Member of the Pennsylvania House of Representatives
- In office 1845–1847, 1851, 1854, 1862, 1864

Personal details
- Born: February 12, 1810 Hannastown, Pennsylvania, U.S.
- Died: November 9, 1884 (aged 74) Pittsburgh, Pennsylvania
- Resting place: Allegheny Cemetery
- Party: Republican (c. 1862) National Union (c. 1864) Whig (before 1862)
- Spouse: Maria Louisa Lewis ​(m. 1846)​
- Children: 5

= Thomas James Bigham =

American politician and abolitionist

Thomas James Bigham (February 12, 1810 – November 9, 1884) was an American politician and abolitionist.

As a member of the Pennsylvania House of Representatives, Bigham served seven one-year terms representing Allegheny County, from 1845 to 1847 and in 1851, 1854, 1862, and 1864. He served in the Pennsylvania State Senate from 1865 to 1868 and was appointed in 1873 by Governor John F. Hartranft to serve as Chief of the Pennsylvania Bureau of Statistics. Once a Whig, he was later affiliated with the Republican Party.

Born in Hannastown in Westmoreland County, Pennsylvania, on February 12, 1810, he studied law at Jefferson College. Around 1837, he was admitted to the bar and began practicing law. Despite his career as a politician, his lifelong interest in science, including geology, and work with the Pennsylvania Bureau of Statistics earned him the nickname "Old Statistics". After the Great Fire of Pittsburgh, he rallied for aid, and secured the relief in the amount of $50,000 via an impassioned speech in the Pennsylvania State Capitol.

Bigham operated two local newspapers, the Commercial Journal and the Pittsburgh Commercial, the latter of which he was founder. He also founded Grace Episcopal Church (now Grace Anglican) in Mount Washington, where he lived much of his life.

He married Maria Louisa Lewis, younger sister of prominent Mount Washington mine operator Abraham Kirkpatrick Lewis and niece of Philadelphia banker William D. Lewis, on December 30, 1846 at Trinity Church.

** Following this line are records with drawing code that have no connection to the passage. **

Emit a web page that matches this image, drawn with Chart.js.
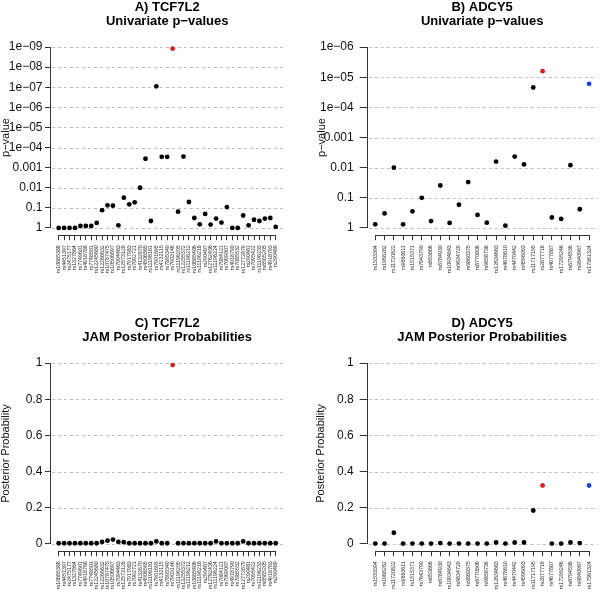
<!DOCTYPE html>
<html>
<head>
<meta charset="utf-8">
<script src="https://cdn.jsdelivr.net/npm/chart.js@4/dist/chart.umd.min.js"></script>
<style>
  html, body { margin: 0; padding: 0; background: #ffffff; }
  #wrap { position: relative; width: 600px; height: 593px; background: #ffffff; overflow: hidden; }
  .panel { position: absolute; }
</style>
</head>
<body>
<div id="wrap">
  <div class="panel" style="left:0;top:0;width:300px;height:316px"><canvas id="cA"></canvas></div>
  <div class="panel" style="left:300px;top:0;width:300px;height:316px"><canvas id="cB"></canvas></div>
  <div class="panel" style="left:0;top:316px;width:300px;height:277px"><canvas id="cC"></canvas></div>
  <div class="panel" style="left:300px;top:316px;width:300px;height:277px"><canvas id="cD"></canvas></div>
</div>
<script>
// ---------------- DATA ----------------
const tcfSnps = [
  'rs10885388','rs4451397','rs2475177','rs1327864','rs7749601','rs4918788','rs7748501','rs12245680',
  'rs12266632','rs10787475','rs10506697','rs7094463','rs12573128','rs7917983','rs7092721','rs4132670',
  'rs4506565','rs11196181','rs7901695','rs4132115','rs7895340','rs7903146','rs11196205','rs12255372',
  'rs11196212','rs10885406','rs11196218','rs290487','rs12762436','rs11196224','rs7084121','rs7069007',
  'rs4918790','rs7085532','rs12772879','rs290481','rs7095422','rs11196233','rs6585205','rs4918793',
  'rs290489'
];
const tcfPvalues = [
  1, 1, 1, 1, 0.8, 0.8, 0.8, 0.56,
  0.13, 0.075, 0.078, 0.74, 0.031, 0.067, 0.053, 0.01,
  3.6e-4, 0.45, 9e-8, 2.9e-4, 2.9e-4, 1.2e-9, 0.155, 2.8e-4,
  0.051, 0.32, 0.66, 0.2, 0.68, 0.34, 0.54, 0.091,
  1, 1, 0.24, 0.74, 0.39, 0.45, 0.34, 0.32,
  0.89
];
const tcfPosterior = [
  0.004, 0.004, 0.004, 0.004, 0.004, 0.004, 0.004, 0.004,
  0.011, 0.018, 0.024, 0.011, 0.010, 0.004, 0.004, 0.004,
  0.004, 0.004, 0.014, 0.004, 0.004, 0.989, 0.004, 0.004,
  0.004, 0.004, 0.004, 0.004, 0.004, 0.014, 0.004, 0.004,
  0.004, 0.004, 0.014, 0.004, 0.004, 0.004, 0.004, 0.004,
  0.004
];
const adcySnps = [
  'rs1533394','rs1968282','rs11720822','rs9860611','rs1515371','rs7643790','rs653866','rs6784930',
  'rs10934643','rs9834729','rs9860375','rs6770806','rs9858736','rs12634663','rs4678610','rs4470442',
  'rs4596093','rs11717195','rs2877716','rs4677887','rs17295246','rs6794536','rs9840967','rs17361324'
];
const adcyPvalues = [
  0.76, 0.33, 0.01, 0.76, 0.28, 0.1, 0.59, 0.039,
  0.68, 0.17, 0.03, 0.37, 0.67, 0.0063, 0.84, 0.0043,
  0.0078, 2.2e-5, 6.3e-6, 0.45, 0.5, 0.0083, 0.24, 1.66e-5
];
const adcyPosterior = [
  0.002, 0.002, 0.062, 0.002, 0.002, 0.002, 0.002, 0.005,
  0.002, 0.002, 0.002, 0.002, 0.002, 0.008, 0.002, 0.008,
  0.008, 0.185, 0.323, 0.002, 0.002, 0.008, 0.005, 0.323
];
const tcfPTickLabels = ['1','0.1','0.01','0.001','1e\u221204','1e\u221205','1e\u221206','1e\u221207','1e\u221208','1e\u221209'];
const adcyPTickLabels = ['1','0.1','0.01','0.001','1e\u221204','1e\u221205','1e\u221206'];
const probTickLabels = ['0','0.2','0.4','0.6','0.8','1'];
const redSnps = ['rs7903146','rs2877716'];
const blueSnps = ['rs17361324'];

// ---------------- STYLE ----------------
const FONT = "'Liberation Sans', Arial, Helvetica, sans-serif";
const RED = '#D61F1F';
const BLUE = '#1F3FE0';
function colorFor(snp) {
  if (redSnps.includes(snp)) return RED;
  if (blueSnps.includes(snp)) return BLUE;
  return '#000000';
}

function makePanel(id, cfg) {
  const n = cfg.snps.length;
  const yVals = cfg.values.map(cfg.transform);
  const pts = yVals.map((y, i) => ({ x: i + 1, y: y }));
  const yTickVals = cfg.tickValues;
  const yLo = yTickVals[0], yHi = yTickVals[yTickVals.length - 1];
  const ySpan = yHi - yLo;
  const xSpan = n - 1;

  function drawGuides(chart) {
    const ctx = chart.ctx;
    const xs = chart.scales.x, ys = chart.scales.y;
    const ca = chart.chartArea;
    ctx.save();
    ctx.lineWidth = 1;
    ctx.strokeStyle = '#BDBDBD';
    ctx.setLineDash([3, 3]);
    ctx.beginPath();
    for (let k = 0; k < yTickVals.length; k++) {
      const py = Math.round(ys.getPixelForValue(yTickVals[k])) + 0.5;
      ctx.moveTo(ca.left + 2, py);
      ctx.lineTo(ca.right, py);
    }
    ctx.stroke();
    ctx.setLineDash([]);
    ctx.strokeStyle = '#333333';
    ctx.beginPath();
    const lx = Math.round(ca.left) + 0.5;
    ctx.moveTo(lx, ys.getPixelForValue(yLo));
    ctx.lineTo(lx, ys.getPixelForValue(yHi));
    const by = Math.round(ca.bottom) + 0.5;
    ctx.moveTo(xs.getPixelForValue(1), by);
    ctx.lineTo(xs.getPixelForValue(n), by);
    ctx.stroke();
    ctx.restore();
  }

  const axisPlugin = {
    id: 'rstyle' + id,
    beforeDraw(chart) { drawGuides(chart); },
    afterDraw(chart) {
      const ctx = chart.ctx;
      const ca = chart.chartArea;
      const cx = (ca.left + ca.right) / 2;
      ctx.save();
      ctx.fillStyle = '#000000';
      ctx.font = 'bold 13px ' + FONT;
      ctx.textAlign = 'center';
      ctx.textBaseline = 'alphabetic';
      ctx.fillText(cfg.title1, cx, 10.5);
      ctx.fillText(cfg.title2, cx, 25);
      ctx.restore();
    }
  };

  return new Chart(document.getElementById(id), {
    type: 'scatter',
    data: {
      datasets: [{
        data: pts,
        pointRadius: 2.4,
        pointHoverRadius: 2.4,
        pointBorderWidth: 0,
        pointBackgroundColor: cfg.snps.map(colorFor),
        pointBorderColor: cfg.snps.map(colorFor),
        clip: false
      }]
    },
    options: {
      responsive: true,
      maintainAspectRatio: false,
      animation: false,
      devicePixelRatio: 1,
      layout: { padding: { top: 39.8, right: cfg.rightPad, bottom: 0, left: 0 } },
      plugins: { legend: { display: false }, tooltip: { enabled: false }, title: { display: false } },
      scales: {
        x: {
          type: 'linear',
          min: 1 - 0.04 * xSpan,
          max: n + 0.04 * xSpan,
          afterBuildTicks: s => { s.ticks = cfg.snps.map((_, i) => ({ value: i + 1 })); },
          afterFit: s => { s.height = cfg.xHeight; s.paddingLeft = 0; s.paddingRight = 0; s.paddingTop = 0; s.paddingBottom = 0; },
          border: { display: false },
          grid: { drawOnChartArea: false, drawTicks: true, tickLength: 5, tickColor: '#333333', color: '#333333' },
          ticks: {
            autoSkip: false, maxRotation: 90, minRotation: 90, padding: 5,
            font: { size: 5.3, family: FONT }, color: '#333333',
            callback: (v, i) => cfg.snps[i]
          }
        },
        y: {
          type: 'linear',
          min: yLo - 0.04 * ySpan,
          max: yHi + 0.04 * ySpan,
          afterBuildTicks: s => { s.ticks = yTickVals.map(v => ({ value: v })); },
          afterFit: s => { s.width = cfg.leftWidth; s.paddingLeft = 0; s.paddingRight = 0; s.paddingTop = 0; s.paddingBottom = 0; },
          border: { display: false },
          grid: { drawOnChartArea: false, drawTicks: true, tickLength: cfg.yTickLen, tickColor: '#333333', color: '#333333' },
          ticks: {
            padding: cfg.yTickPad,
            font: { size: 12, family: FONT }, color: '#111111',
            callback: (v, i) => cfg.tickLabels[i]
          },
          title: {
            display: true, text: cfg.yTitle, color: '#111111',
            font: { size: 11, family: FONT, lineHeight: 1 },
            padding: { top: cfg.yTitlePad, bottom: 0 }
          }
        }
      }
    },
    plugins: [axisPlugin]
  });
}

const negLog10 = p => -Math.log10(p);
const ident = v => v;

makePanel('cA', {
  title1: 'A) TCF7L2', title2: 'Univariate p\u2212values',
  snps: tcfSnps, values: tcfPvalues, transform: negLog10,
  tickValues: tcfPTickLabels.map((_, i) => i), tickLabels: tcfPTickLabels,
  yTitle: 'p\u2212value', yTitlePad: 0,
  leftWidth: 50, rightPad: 15.6, xHeight: 316 - 235.2, yTickLen: 5, yTickPad: 2.5
});
makePanel('cB', {
  title1: 'B) ADCY5', title2: 'Univariate p\u2212values',
  snps: adcySnps, values: adcyPvalues, transform: negLog10,
  tickValues: adcyPTickLabels.map((_, i) => i), tickLabels: adcyPTickLabels,
  yTitle: 'p\u2212value', yTitlePad: 16,
  leftWidth: 66.7, rightPad: 0, xHeight: 316 - 235.2, yTickLen: 7, yTickPad: 6
});
makePanel('cC', {
  title1: 'C) TCF7L2', title2: 'JAM Posterior Probabilities',
  snps: tcfSnps, values: tcfPosterior, transform: ident,
  tickValues: probTickLabels.map(Number), tickLabels: probTickLabels,
  yTitle: 'Posterior Probability', yTitlePad: 0,
  leftWidth: 50, rightPad: 15.6, xHeight: 277 - 235.2, yTickLen: 5, yTickPad: 2.5
});
makePanel('cD', {
  title1: 'D) ADCY5', title2: 'JAM Posterior Probabilities',
  snps: adcySnps, values: adcyPosterior, transform: ident,
  tickValues: probTickLabels.map(Number), tickLabels: probTickLabels,
  yTitle: 'Posterior Probability', yTitlePad: 15.5,
  leftWidth: 66.7, rightPad: 0, xHeight: 277 - 235.2, yTickLen: 7, yTickPad: 6
});
</script>
</body>
</html>
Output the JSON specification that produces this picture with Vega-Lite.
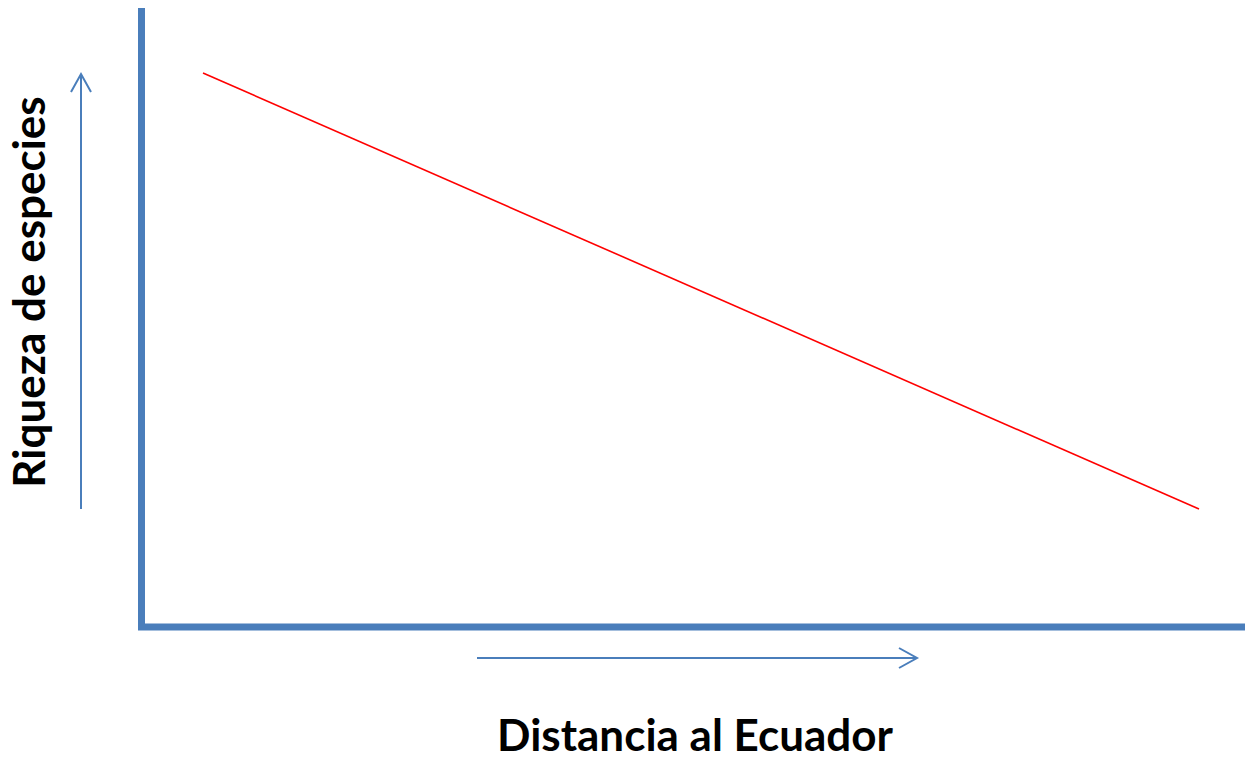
{
  "$schema": "https://vega.github.io/schema/vega-lite/v6.json",
  "width": 1245,
  "height": 761,
  "autosize": "none",
  "padding": 0,
  "background": "white",
  "config": {"view": {"stroke": null}},
  "datasets": {
    "shapes": [
      {"part": "axes", "ord": 1, "x": 141.5, "y": 8},
      {"part": "axes", "ord": 2, "x": 141.5, "y": 627},
      {"part": "axes", "ord": 3, "x": 1245, "y": 627},
      {"part": "trend", "ord": 1, "x": 203, "y": 73},
      {"part": "trend", "ord": 2, "x": 1199, "y": 509},
      {"part": "vshaft", "ord": 1, "x": 81, "y": 509},
      {"part": "vshaft", "ord": 2, "x": 81, "y": 75},
      {"part": "vhead", "ord": 1, "x": 71, "y": 92},
      {"part": "vhead", "ord": 2, "x": 81, "y": 74},
      {"part": "vhead", "ord": 3, "x": 91, "y": 92},
      {"part": "hshaft", "ord": 1, "x": 477, "y": 658},
      {"part": "hshaft", "ord": 2, "x": 916, "y": 658},
      {"part": "hhead", "ord": 1, "x": 899, "y": 648},
      {"part": "hhead", "ord": 2, "x": 917, "y": 658},
      {"part": "hhead", "ord": 3, "x": 899, "y": 668}
    ],
    "labels": [
      {"label": "Distancia al Ecuador", "x": 695, "y": 751, "angle": 0},
      {"label": "Riqueza de especies", "x": 45, "y": 292, "angle": 270}
    ]
  },
  "encoding": {
    "x": {"field": "x", "type": "quantitative", "scale": {"domain": [0, 1245], "nice": false, "zero": false}, "axis": null},
    "y": {"field": "y", "type": "quantitative", "scale": {"domain": [0, 761], "nice": false, "zero": false, "reverse": true}, "axis": null}
  },
  "layer": [
    {
      "data": {"name": "shapes"},
      "transform": [{"filter": "datum.part === 'axes'"}],
      "mark": {"type": "line", "color": "#4a7ebb", "strokeWidth": 7, "strokeCap": "butt", "strokeJoin": "miter"},
      "encoding": {"order": {"field": "ord"}}
    },
    {
      "data": {"name": "shapes"},
      "transform": [{"filter": "datum.part === 'trend'"}],
      "mark": {"type": "line", "color": "#ff0000", "strokeWidth": 1.6},
      "encoding": {"order": {"field": "ord"}}
    },
    {
      "data": {"name": "shapes"},
      "transform": [{"filter": "datum.part !== 'axes' && datum.part !== 'trend'"}],
      "mark": {"type": "line", "color": "#4a7ebb", "strokeWidth": 2, "strokeCap": "butt", "strokeJoin": "miter"},
      "encoding": {"detail": {"field": "part"}, "order": {"field": "ord"}}
    },
    {
      "data": {"name": "labels"},
      "transform": [{"filter": "datum.angle === 0"}],
      "mark": {"type": "text", "font": "Lato", "fontWeight": "bold", "fontSize": 44, "align": "center", "baseline": "alphabetic", "color": "#000000"},
      "encoding": {"text": {"field": "label"}}
    },
    {
      "data": {"name": "labels"},
      "transform": [{"filter": "datum.angle === 270"}],
      "mark": {"type": "text", "font": "Lato", "fontWeight": "bold", "fontSize": 44, "align": "center", "baseline": "alphabetic", "angle": 270, "color": "#000000"},
      "encoding": {"text": {"field": "label"}}
    }
  ]
}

In 1850, they moved to a Kirkpatrick family property located on a wooded plot in what is now the Chatham Village section of Mount Washington, where they raised five children.
The house, a stop on the Underground Railroad, is now designated as a Pittsburgh historic landmark.

Bigham died on November 9, 1884 in Pittsburgh, and was buried at Allegheny Cemetery.